<= 2001.11.27

2001.11.29 =>

milk and honey

Here, a link to send mail to the Senate opposing the perfectly gratuitous post-disaster corporate tax cuts.

Birthdays: yesterday my Aunt Ginny with a wizard's soul, today Miss Ninaw Geegaw, whose site is down for the nonce. Today is also the birthday of William Blake (would be 244), Friedrich Engels (would be 181), and Claude Levi-Strauss (would be 93).
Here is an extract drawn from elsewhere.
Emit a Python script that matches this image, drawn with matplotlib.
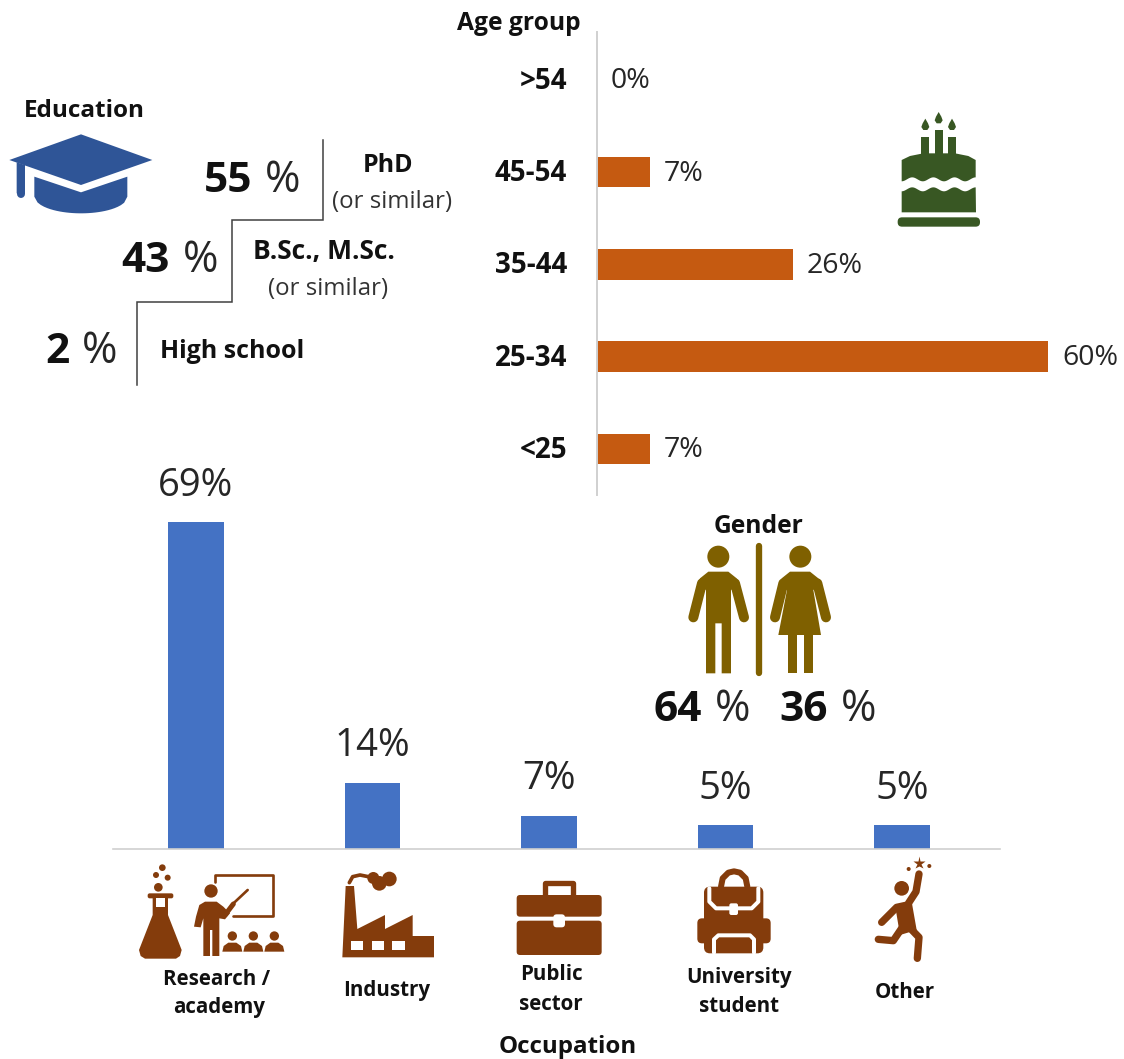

Justin (whose take on Iowa City is now up at Owl Farm), plus an anonymous comment-boxer, send in the news of an atmosphere on an extrasolar planet. It's like Jupiter but with a surface temperature of about 1400 Kelvin, though this hardly precludes some type of life:

Suppose it is decided arbitrarily (although the decision will not critically affect the conclusion) that for life to exist at any time the fraction of bonds broken by random thermal motions must be no larger than 0.0001 percent. It then turns out that any hypothetical life where the structural bonds are based upon van der Waals forces can only exist where the temperature is below 40 K, for hydrogen bonds below about 400 K, for bonds of 2 eV below 2,000 K, and for bonds of 5 eV below 5,000 K. Now, 2,000 to 5,000 K are typical surface temperatures of stars; 400 K is somewhat above the highest surface temperatures found on Earth; and 40 K is about the cloud-top temperature of distant Neptune. Thus, over the entire range of temperatures, from cold stars to cold planets, there seem to exist chemical bonds of appropriate structural stability for life, and it would appear premature to exclude the possibility of life on any planet on grounds of temperature alone.
 
     —old reliable Encyclopedia Britannica

Suppose that high-temperature organisms metabolized at a much faster rate, their subjective perceptions of time vastly extended. Organisms could live entire lives in what we perceive as seconds. They might perceive us as slow-moving geologic formations or something. I can't think of any physical reason why it would have to be otherwise.